For the past few months, I have been immersing myself in the AI safety debate here on LessWrong as a part of a research project. I was somewhat familiar with the topic of alignment, and had previously read Stuart Russell and listened to a few podcasts with Paul Christiano and Eliezer Yudkowsky. Starting off, I read AGI Ruin: A list of lethalities, where I was prompted to familiarise myself with the Orthogonality Thesis and Instrumental Convergence. Upon reading Yudkowsky’s posts on these two key topics, they made immediate sense, and the risk associated with a lack of alignment in sufficiently intelligent systems seemed apparent to follow from this.

At a high level, the issue can be framed simply: Current utility functions do not optimise toward values in which humans are treated as morally valuable.

From this point on, assuming exponential growth in AI systems, there are a multitude of scenarios one can imagine in which a system optimises towards a goal in which humanity is a casualty as a result of the optimisation process (e.g., build a whole brain emulator). I see this risk, and I see other current risks such as those related to open weights models with alignment measures fine-tuned away being accessible to bad actors. However, I believe Yudkowsky’s current communication approach may be counterproductive when talking about alignment, especially in formats where people outside the field are being introduced to alignment.

For instance, I just listened to a debate between Stephen Wolfram and Yudkowsky in which the majority of the discussion circled around defining positions. I must say that in these four hours, Yudkowsky was able to get some major points across; however, most of the content was obscured by metaphors. Metaphors can be valuable, but when talking about AI safety, I think the most effective way of explaining the risk is to stick to the basics. In this specific podcast, there were a lot of anthropomorphic comparisons made between AGI/ASI and European settlers of America. I see the comparison—European settlers had goals that were incompatible with the Native Americans’ existence (to some degree). They wanted “gold”, and Native American casualties were a part of the path towards gold. However, when you already have concrete knock-down arguments, so to speak, with orthogonality and instrumental convergence, you should stick to this.

For my project, I have been working with group members who have not immersed themselves to the same extent as I have in the AI safety debate, and often, they use these anthropomorphic comparisons (and similar futuristic outlooks, e.g., nanobots) as points to dismiss the position people like Yudkowsky hold. I think this is uncharitable; however, it seems to be a reality. A goal of communicating risks associated with developing AI systems should be to spread attention AND convince them that this is worth their time thinking about.
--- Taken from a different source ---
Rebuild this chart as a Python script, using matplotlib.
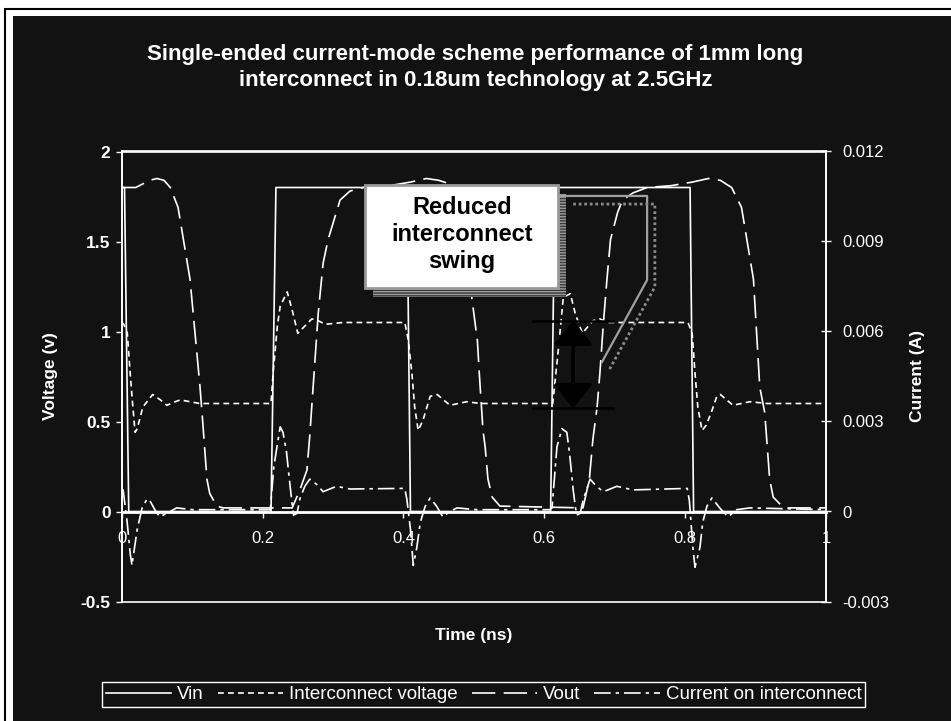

To finish off, I have to say that Eliezer Yudkowsky has made invaluable contributions to the AI safety discussion, and that I am grateful for his work. Without him, it would probably not be on my mind. However, communicating these ideas should be simpler. Abstract scenarios should not be the gold standard. The space of possible risk scenarios is nearly endless, and trying to represent this space by presenting abstract examples like nanobot-doom or paperclip maximisers does not convince people, as they are not able to emotionally attach themselves to these scenarios.

The discussion should shift towards the concrete, not the abstract, to convince newcomers.